Gags like this fill Glass Onion, writer-director Rian Johnson’s Netflix follow-up to the 2019 hit Knives Out. Throughout the movie, Johnson uses all of the tools at his disposal—including audacious editing and a bombastic, playful score from Nathan Johnson—to show Miles and his friends as the striking figures they consider themselves to be, only to later reveal them as little more than pompous doofs.
One would expect much of this deflating to come from private detective Benoit Blanc, once again played with off-kilter charm by Daniel Craig. Blanc’s razor-sharp wit was the highlight of Knives Out, in which he delivered wry observations in his syrupy Southern accent. But for the first half of Glass Onion, Blanc seems like a buffoon among buffoons. He stumbles over himself during poolside conversations, asks embarrassing questions over cocktails, and commits faux pas aplenty. In fact, by the time Miles pulls Blanc aside to reveal that he never invited the detective, that the invitation that brought him to the island came from an unknown interlocutor, we’re not surprised. At no point does Blanc fit in among these world changers.
Of course, that’s a good thing. (Mild spoilers ahead.) Ninety minutes and countless twists and turns later, Blanc has figured out the myriad mysteries before him precisely because he doesn’t belong. With the help of another attendee who is not what they seem, Blanc uncovers not only the details of a few murders, but also the hollow nature of the characters’ ambitions.
Blanc uncovers not only the details of a few murders, but also the hollow nature of the characters’ ambitions.
Some might complain that Blanc’s solutions come too easily, that Johnson trades in stereotypes by portraying the rich and powerful as self-important doofuses. But characterizations such as these can be found nearly everywhere, including Scripture.
Take for example the parable Jesus tells in Luke 16, about a poor man named Lazarus and a rich man.
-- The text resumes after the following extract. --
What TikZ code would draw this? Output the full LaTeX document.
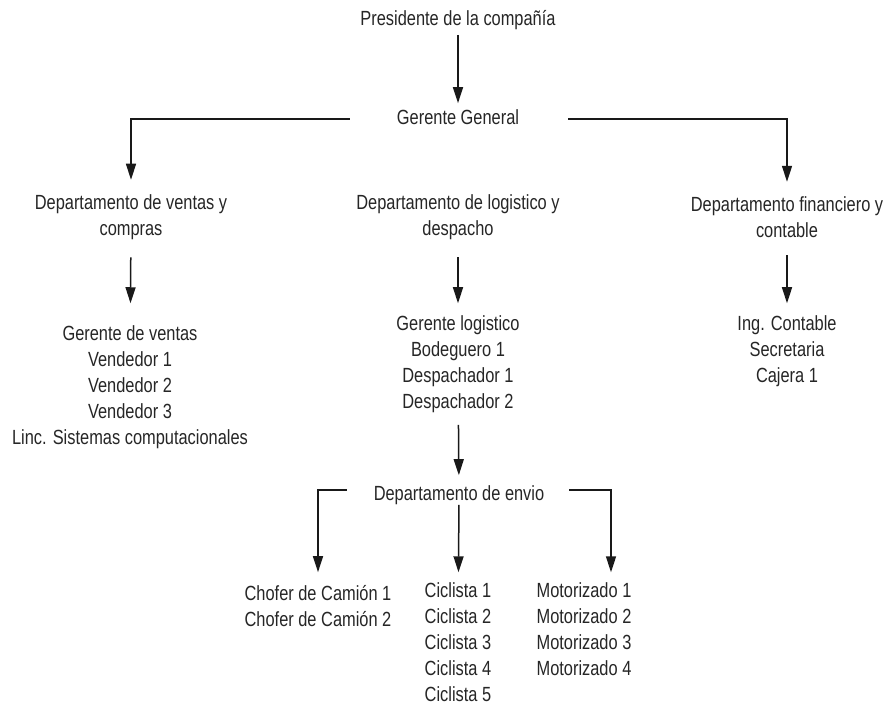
\documentclass[tikz,border=0pt]{standalone}
\usepackage{fontspec}
\setmainfont[FakeStretch=0.8]{Liberation Sans}
\usetikzlibrary{arrows.meta}
\definecolor{txt}{HTML}{262626}
\begin{document}
\begin{tikzpicture}[x=1pt,y=-1pt,
  lbl/.style={inner sep=0pt, align=center, text=txt, font=\fontsize{20.5}{26}\selectfont},
  one/.style={lbl, text height=15pt, text depth=4.3pt},
  arr/.style={draw=black!90, line width=1.5pt, -{Triangle[length=16pt,width=10pt]}}]
\useasboundingbox (0,0) rectangle (885,706);
\fill[white] (0,0) rectangle (885,706);

\node[one] (pres) at (458,20) {Presidente de la compañía};
\node[one] (gg) at (458,119) {Gerente General};
\node[lbl] (dv) at (131,217.5) {Departamento de ventas y\\compras};
\node[lbl] (dl) at (458,217.5) {Departamento de logistico y\\despacho};
\node[lbl] (df) at (787,217.5) {Departamento financiero y\\contable};
\node[lbl] (lv) at (130,387) {Gerente de ventas\\Vendedor 1\\Vendedor 2\\Vendedor 3\\Linc. Sistemas computacionales};
\node[lbl] (ll) at (458,364) {Gerente logistico\\Bodeguero 1\\Despachador 1\\Despachador 2};
\node[lbl] (lf) at (787,351) {Ing. Contable\\Secretaria\\Cajera 1};
\node[one] (env) at (459,495) {Departamento de envio};
\node[lbl] (ch) at (318,606) {Chofer de Camión 1\\Chofer de Camión 2};
\node[lbl] (ci) at (458,642) {Ciclista 1\\Ciclista 2\\Ciclista 3\\Ciclista 4\\Ciclista 5};
\node[lbl] (mo) at (584,629) {Motorizado 1\\Motorizado 2\\Motorizado 3\\Motorizado 4};

\draw[arr, shorten <=5pt, shorten >=6pt] (pres) -- (gg);
\draw[arr, shorten <=47pt, shorten >=15pt] (gg.west) -| (dv.north);
\draw[arr, shorten <=49pt, shorten >=15pt] (gg.east) -| (df.north);
\draw[arr, shorten <=17pt, shorten >=22pt] (dv) -- (lv);
\draw[arr, shorten <=17pt, shorten >=12pt] (dl) -- (ll);
\draw[arr, shorten <=17pt, shorten >=12pt] (df) -- (lf);
\draw[arr, shorten <=12pt, shorten >=10pt] (ll) -- (env);
\draw[arr, shorten <=27pt, shorten >=13pt] ([yshift=5pt]env.west) -| (ch.north);
\draw[arr, shorten <=0pt, shorten >=10pt] (env) -- (ci);
\draw[arr, shorten <=25pt, shorten >=10pt] ([yshift=5pt]env.east) -| ([xshift=27pt]mo.north);
\end{tikzpicture}
\end{document}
Jesus provides very few details about the two characters, only that the rich man “dressed in purple and fine linen and lived in luxury every day,” while Lazarus was a beggar, “covered with sores and longing to eat what fell from the rich man’s table.” When the two men die, Lazarus goes to heaven and the rich man goes to “Hades, where he was in torment . . .”
Several chapters later, Jesus draws his disciples’ attention to a widow giving two coins to the church. “Truly I tell you . . . this poor widow has put in more than all the others. All these people gave their gifts out of their wealth; but she out of her poverty put in all she had to live on.”
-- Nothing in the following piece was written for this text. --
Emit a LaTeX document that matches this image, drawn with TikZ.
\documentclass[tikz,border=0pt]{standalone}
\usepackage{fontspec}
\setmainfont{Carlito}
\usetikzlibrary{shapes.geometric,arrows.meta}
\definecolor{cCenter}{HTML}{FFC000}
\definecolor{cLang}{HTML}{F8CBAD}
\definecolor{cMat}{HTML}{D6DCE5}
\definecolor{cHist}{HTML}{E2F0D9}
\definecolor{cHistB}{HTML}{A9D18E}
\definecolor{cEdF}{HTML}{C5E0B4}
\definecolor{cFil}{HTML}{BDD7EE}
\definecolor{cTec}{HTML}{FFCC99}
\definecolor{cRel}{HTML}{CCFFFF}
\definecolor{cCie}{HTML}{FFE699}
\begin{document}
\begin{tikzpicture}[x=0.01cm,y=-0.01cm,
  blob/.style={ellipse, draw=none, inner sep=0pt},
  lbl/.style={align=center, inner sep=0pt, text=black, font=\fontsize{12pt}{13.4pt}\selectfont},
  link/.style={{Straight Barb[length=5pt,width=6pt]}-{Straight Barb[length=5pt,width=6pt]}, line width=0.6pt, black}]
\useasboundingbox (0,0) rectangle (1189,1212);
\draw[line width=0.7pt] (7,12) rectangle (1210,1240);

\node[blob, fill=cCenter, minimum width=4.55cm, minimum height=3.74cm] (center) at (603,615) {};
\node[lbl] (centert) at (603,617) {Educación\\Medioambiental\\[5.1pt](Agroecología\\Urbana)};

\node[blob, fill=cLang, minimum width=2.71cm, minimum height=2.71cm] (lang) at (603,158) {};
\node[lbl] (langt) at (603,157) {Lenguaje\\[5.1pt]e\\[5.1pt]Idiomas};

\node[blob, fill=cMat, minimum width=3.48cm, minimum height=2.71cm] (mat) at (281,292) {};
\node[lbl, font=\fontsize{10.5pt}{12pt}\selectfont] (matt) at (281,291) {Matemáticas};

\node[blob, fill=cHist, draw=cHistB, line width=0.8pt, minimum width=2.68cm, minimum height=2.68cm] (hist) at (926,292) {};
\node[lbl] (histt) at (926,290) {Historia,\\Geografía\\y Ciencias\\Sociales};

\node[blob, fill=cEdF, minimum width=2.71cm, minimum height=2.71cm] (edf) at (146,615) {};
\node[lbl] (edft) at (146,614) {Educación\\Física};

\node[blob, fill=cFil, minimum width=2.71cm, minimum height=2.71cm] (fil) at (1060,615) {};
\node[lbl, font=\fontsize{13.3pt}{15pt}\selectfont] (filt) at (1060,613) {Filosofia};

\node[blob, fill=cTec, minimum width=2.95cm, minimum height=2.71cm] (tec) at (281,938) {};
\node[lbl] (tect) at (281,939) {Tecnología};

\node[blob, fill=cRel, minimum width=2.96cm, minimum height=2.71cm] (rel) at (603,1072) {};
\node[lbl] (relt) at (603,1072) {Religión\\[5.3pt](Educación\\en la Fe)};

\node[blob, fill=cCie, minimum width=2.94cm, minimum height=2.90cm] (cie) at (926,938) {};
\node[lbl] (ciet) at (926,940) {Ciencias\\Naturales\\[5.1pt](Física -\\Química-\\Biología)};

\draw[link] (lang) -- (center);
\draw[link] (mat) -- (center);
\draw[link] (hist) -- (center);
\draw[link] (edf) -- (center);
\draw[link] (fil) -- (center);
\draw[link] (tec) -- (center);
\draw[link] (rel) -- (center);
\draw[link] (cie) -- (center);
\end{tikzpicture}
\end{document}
Time and time again, Scripture reminds us that those who enjoy the wealth and power of the world have a harder time seeing or accepting the radical vision offered by Christ. The things that seem impressive to the world run contrary to Jesus’ teaching. As the Apostle Paul reminds us, “God chose the foolish things of the world to shame the wise.” Simply put, the richer and more impressive one gets, the more difficult it is to remember what matters.
Glass Onion makes that point again and again, not only with Blanc, but also with Miles' former Alpha partner Cassandra Brand, aka Andi (Janelle Monáe). The fifth recipient of Miles' boxes, Andi is not shown in the bravura opening sequence. Johnson does not intercut her into shots of Lionel and Cody and Birdie Jay and Claire solving their puzzles. Instead, the sequence simply ends with Andi standing in a workshop, looking stone-faced at the box. The camera does not move when she walks off screen; when she returns, hammer in hand, she smashes the box open. No self-indulgent technobabble needed, no praises from hangers-on required.
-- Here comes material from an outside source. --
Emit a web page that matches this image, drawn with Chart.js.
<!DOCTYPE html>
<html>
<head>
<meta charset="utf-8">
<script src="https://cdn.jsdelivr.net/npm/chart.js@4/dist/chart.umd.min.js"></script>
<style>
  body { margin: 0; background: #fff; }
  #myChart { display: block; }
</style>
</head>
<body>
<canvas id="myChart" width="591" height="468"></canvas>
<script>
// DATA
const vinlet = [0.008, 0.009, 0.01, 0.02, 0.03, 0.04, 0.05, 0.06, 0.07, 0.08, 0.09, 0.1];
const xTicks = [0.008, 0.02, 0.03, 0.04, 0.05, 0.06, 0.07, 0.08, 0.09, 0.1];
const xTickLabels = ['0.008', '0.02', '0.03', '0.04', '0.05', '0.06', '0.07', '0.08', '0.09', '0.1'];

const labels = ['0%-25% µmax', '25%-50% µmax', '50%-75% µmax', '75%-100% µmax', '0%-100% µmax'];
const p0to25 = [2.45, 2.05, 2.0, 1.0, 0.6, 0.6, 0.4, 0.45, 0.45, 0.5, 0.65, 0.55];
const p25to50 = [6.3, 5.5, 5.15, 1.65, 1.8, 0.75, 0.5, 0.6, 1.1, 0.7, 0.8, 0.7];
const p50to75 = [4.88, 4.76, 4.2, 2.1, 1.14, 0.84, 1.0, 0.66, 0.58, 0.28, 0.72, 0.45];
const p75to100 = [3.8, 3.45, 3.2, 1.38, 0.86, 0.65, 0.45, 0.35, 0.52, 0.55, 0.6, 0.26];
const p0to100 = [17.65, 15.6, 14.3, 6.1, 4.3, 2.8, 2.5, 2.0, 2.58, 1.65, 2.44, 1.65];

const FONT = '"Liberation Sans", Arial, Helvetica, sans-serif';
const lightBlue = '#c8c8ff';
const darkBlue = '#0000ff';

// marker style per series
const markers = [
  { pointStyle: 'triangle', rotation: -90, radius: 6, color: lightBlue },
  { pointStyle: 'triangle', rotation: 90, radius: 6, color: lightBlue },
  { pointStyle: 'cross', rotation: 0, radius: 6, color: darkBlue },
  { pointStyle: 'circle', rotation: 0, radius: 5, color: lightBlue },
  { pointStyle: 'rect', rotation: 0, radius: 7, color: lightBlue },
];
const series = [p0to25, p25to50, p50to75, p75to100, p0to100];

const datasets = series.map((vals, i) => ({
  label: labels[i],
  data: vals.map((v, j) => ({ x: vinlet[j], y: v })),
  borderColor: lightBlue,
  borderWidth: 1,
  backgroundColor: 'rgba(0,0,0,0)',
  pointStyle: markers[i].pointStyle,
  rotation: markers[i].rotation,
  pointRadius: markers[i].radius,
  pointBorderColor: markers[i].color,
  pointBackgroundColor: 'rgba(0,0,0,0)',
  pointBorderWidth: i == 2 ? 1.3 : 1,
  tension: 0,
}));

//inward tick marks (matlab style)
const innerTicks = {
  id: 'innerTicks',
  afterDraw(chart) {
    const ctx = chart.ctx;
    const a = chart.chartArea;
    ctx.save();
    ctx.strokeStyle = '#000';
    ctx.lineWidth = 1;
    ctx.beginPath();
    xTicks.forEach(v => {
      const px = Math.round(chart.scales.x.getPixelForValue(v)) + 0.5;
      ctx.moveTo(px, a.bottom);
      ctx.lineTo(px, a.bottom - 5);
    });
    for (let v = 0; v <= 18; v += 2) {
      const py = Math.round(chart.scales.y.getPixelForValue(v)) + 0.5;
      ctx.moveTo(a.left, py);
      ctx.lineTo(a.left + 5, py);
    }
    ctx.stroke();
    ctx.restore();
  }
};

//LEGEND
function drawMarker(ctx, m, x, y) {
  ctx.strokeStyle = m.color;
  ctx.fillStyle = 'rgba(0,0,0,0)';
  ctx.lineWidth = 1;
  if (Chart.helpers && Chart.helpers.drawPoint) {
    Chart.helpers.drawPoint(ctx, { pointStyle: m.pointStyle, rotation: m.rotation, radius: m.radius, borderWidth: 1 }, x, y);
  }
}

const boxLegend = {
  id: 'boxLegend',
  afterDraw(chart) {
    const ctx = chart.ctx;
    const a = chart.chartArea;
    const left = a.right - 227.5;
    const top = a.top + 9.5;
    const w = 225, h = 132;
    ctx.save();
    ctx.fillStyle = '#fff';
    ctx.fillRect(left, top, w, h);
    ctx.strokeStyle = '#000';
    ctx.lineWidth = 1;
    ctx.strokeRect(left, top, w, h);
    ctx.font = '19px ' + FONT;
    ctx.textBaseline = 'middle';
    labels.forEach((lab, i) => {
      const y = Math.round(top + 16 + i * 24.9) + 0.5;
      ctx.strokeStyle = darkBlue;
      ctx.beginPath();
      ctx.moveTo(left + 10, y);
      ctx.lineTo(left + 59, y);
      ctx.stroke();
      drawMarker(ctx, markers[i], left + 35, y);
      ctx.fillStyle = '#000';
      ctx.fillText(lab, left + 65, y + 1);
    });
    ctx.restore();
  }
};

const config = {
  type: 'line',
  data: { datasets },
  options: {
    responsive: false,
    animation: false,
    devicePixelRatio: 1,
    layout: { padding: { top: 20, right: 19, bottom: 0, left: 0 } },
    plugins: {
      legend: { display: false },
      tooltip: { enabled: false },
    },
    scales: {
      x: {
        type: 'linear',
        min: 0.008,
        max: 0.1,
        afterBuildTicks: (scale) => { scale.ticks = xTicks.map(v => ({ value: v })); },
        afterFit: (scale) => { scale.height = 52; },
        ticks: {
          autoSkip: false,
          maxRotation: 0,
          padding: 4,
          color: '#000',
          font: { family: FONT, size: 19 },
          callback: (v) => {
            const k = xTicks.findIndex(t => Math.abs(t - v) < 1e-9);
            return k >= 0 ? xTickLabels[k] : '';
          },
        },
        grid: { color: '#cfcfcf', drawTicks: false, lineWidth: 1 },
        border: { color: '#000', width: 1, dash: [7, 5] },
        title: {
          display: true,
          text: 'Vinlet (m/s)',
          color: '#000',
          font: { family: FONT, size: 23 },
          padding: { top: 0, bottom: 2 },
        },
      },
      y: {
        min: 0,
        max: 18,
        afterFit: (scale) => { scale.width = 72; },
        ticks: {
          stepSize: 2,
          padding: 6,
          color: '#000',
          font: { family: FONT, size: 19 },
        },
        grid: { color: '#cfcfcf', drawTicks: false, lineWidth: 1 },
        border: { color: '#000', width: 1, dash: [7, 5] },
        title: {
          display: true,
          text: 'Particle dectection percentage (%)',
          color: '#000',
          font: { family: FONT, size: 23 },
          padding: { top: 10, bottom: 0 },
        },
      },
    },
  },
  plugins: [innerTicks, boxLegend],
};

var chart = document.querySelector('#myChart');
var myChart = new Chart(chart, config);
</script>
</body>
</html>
To Miles and his other friends, Andi’s method was foolish, an unimpressive way to handle an impressive puzzle. But as Andi and Blanc uncover the mystery of Glass Onion, they shame Miles and the other worldly-wise disruptors. Without the call of wealth and acclaim to distract them, this unlikely duo follows Scripture’s model, uncovering the truth with unimpressive humility.